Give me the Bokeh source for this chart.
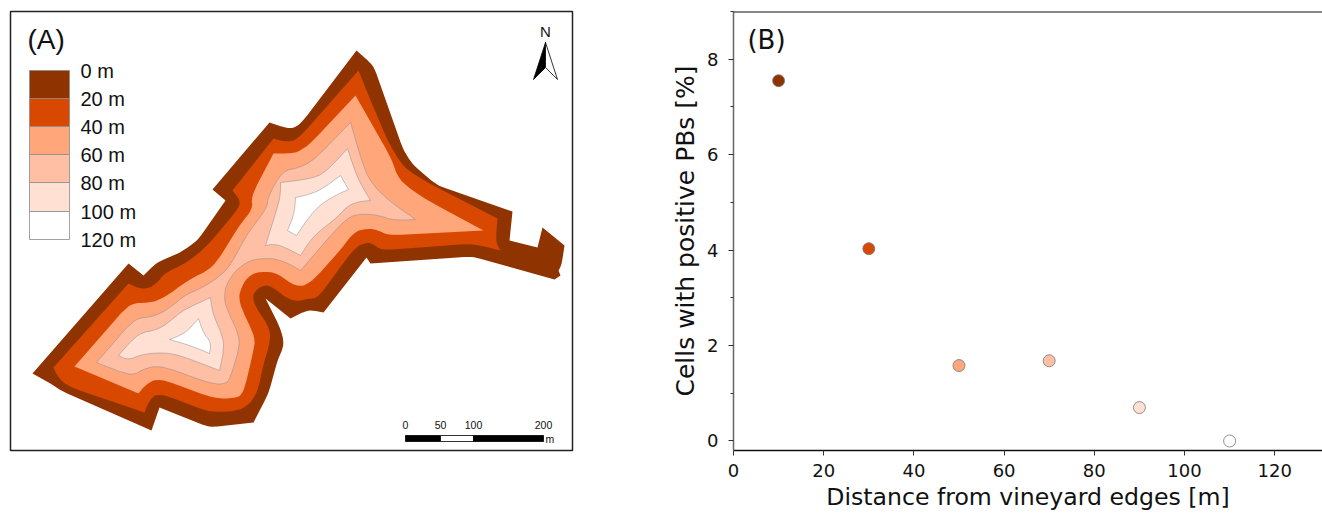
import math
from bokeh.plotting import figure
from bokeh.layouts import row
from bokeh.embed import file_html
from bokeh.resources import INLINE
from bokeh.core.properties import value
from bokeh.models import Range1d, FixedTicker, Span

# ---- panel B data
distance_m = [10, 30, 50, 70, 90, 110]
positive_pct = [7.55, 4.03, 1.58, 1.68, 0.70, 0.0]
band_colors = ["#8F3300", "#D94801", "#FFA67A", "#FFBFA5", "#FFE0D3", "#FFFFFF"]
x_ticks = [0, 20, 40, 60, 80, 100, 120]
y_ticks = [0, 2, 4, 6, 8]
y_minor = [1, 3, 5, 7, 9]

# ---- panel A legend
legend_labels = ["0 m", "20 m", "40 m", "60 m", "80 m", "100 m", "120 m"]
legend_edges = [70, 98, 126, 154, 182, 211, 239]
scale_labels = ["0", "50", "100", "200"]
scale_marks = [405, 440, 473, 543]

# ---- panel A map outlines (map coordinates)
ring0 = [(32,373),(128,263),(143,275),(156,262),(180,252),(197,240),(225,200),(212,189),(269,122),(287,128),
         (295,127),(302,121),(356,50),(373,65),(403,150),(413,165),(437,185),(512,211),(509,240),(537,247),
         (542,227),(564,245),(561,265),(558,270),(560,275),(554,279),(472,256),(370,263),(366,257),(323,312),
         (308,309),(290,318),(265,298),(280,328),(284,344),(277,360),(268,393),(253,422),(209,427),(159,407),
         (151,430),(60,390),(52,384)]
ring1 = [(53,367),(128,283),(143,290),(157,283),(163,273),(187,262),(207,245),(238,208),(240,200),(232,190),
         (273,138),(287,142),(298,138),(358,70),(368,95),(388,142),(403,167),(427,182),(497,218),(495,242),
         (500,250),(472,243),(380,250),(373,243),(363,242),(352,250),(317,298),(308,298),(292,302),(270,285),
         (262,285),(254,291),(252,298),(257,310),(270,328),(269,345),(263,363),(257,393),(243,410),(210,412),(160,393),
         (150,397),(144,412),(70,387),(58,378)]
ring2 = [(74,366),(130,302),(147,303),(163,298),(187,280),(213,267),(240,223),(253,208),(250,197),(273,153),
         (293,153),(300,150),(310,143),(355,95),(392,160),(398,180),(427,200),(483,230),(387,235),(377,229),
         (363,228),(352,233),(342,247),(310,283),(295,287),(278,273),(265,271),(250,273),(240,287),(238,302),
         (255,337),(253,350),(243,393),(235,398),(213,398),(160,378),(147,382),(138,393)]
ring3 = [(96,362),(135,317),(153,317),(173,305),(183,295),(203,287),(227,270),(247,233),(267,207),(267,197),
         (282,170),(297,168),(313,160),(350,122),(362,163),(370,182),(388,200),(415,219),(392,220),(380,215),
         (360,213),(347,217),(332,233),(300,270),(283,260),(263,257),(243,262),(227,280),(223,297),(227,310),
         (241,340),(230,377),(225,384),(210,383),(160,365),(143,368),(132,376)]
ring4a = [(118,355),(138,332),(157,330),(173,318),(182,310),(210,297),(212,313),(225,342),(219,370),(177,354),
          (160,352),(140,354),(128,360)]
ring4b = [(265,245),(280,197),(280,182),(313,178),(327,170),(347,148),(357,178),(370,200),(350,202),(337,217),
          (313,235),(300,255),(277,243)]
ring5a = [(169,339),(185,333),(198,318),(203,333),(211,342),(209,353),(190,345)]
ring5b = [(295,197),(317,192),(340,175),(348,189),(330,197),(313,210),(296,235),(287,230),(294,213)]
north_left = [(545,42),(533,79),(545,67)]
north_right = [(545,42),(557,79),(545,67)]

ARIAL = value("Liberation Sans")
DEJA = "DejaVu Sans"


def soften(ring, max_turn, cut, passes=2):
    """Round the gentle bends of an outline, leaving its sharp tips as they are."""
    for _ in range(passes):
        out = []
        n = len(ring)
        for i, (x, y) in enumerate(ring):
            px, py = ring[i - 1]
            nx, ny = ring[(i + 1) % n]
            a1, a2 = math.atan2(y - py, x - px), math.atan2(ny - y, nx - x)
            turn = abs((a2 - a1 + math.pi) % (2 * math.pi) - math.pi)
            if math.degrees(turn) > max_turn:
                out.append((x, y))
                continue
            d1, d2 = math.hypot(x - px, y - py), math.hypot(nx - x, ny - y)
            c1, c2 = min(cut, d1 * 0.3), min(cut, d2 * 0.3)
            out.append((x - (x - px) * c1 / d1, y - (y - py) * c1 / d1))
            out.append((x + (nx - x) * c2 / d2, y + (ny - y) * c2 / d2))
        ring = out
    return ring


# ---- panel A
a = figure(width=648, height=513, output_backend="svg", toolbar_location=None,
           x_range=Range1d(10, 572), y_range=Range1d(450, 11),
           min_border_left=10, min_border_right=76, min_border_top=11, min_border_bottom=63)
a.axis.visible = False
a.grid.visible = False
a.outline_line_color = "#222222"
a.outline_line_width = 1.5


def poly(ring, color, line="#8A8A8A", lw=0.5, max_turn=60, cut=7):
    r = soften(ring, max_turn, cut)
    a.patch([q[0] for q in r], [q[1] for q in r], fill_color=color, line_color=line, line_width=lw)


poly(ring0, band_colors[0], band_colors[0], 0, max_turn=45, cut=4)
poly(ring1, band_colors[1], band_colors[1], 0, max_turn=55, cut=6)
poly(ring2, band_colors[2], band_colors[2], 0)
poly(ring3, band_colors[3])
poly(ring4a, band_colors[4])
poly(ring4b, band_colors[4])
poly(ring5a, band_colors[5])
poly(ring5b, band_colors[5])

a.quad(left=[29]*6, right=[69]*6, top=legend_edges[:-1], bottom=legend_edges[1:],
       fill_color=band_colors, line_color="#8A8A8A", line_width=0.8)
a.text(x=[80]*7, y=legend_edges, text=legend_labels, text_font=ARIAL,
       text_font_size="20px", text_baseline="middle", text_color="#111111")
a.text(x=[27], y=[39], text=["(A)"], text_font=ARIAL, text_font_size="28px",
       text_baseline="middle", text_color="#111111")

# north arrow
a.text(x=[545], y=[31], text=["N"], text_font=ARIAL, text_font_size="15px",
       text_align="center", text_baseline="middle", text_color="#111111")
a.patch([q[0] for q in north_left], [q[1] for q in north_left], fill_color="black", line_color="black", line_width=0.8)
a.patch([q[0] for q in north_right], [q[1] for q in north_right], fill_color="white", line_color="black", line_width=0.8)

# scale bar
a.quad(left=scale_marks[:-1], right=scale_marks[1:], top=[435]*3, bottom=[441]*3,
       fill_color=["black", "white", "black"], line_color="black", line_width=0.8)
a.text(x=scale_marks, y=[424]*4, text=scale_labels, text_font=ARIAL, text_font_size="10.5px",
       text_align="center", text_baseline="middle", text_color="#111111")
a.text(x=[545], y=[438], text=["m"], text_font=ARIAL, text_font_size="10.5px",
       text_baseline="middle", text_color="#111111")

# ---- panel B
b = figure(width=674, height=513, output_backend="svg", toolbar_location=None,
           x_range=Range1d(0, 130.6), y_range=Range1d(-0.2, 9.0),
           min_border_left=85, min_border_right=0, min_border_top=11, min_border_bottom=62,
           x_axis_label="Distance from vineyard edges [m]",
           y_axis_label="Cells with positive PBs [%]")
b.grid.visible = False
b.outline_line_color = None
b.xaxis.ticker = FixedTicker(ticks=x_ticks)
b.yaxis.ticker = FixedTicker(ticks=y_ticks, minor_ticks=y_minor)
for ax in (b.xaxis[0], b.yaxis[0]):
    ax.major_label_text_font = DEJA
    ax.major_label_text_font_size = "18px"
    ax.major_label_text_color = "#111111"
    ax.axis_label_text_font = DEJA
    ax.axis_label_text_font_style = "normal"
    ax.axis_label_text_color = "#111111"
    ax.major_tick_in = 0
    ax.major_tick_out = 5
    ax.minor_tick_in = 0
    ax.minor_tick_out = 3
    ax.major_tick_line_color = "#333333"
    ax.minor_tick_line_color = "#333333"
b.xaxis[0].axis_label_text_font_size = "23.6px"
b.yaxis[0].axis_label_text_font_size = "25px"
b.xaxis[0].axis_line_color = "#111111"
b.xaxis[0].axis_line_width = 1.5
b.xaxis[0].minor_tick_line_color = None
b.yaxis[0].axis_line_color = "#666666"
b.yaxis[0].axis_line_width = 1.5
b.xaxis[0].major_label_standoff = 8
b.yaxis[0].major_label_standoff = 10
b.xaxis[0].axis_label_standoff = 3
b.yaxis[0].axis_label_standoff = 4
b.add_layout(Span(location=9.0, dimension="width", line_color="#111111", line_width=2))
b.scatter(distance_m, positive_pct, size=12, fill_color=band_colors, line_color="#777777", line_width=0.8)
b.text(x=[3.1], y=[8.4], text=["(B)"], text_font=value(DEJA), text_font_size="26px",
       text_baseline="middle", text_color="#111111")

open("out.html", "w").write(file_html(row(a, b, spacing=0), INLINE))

EXERCISE INSTRUCTIONS | Leave out the pictures and repeat the lines from the start of the material through the line with "scale_marks = [405, 440, 473, 543]", inclusive.

EXERCISE RESPONSE |
Give me the Bokeh source for this chart.
import math
from bokeh.plotting import figure
from bokeh.layouts import row
from bokeh.embed import file_html
from bokeh.resources import INLINE
from bokeh.core.properties import value
from bokeh.models import Range1d, FixedTicker, Span

# ---- panel B data
distance_m = [10, 30, 50, 70, 90, 110]
positive_pct = [7.55, 4.03, 1.58, 1.68, 0.70, 0.0]
band_colors = ["#8F3300", "#D94801", "#FFA67A", "#FFBFA5", "#FFE0D3", "#FFFFFF"]
x_ticks = [0, 20, 40, 60, 80, 100, 120]
y_ticks = [0, 2, 4, 6, 8]
y_minor = [1, 3, 5, 7, 9]

# ---- panel A legend
legend_labels = ["0 m", "20 m", "40 m", "60 m", "80 m", "100 m", "120 m"]
legend_edges = [70, 98, 126, 154, 182, 211, 239]
scale_labels = ["0", "50", "100", "200"]
scale_marks = [405, 440, 473, 543]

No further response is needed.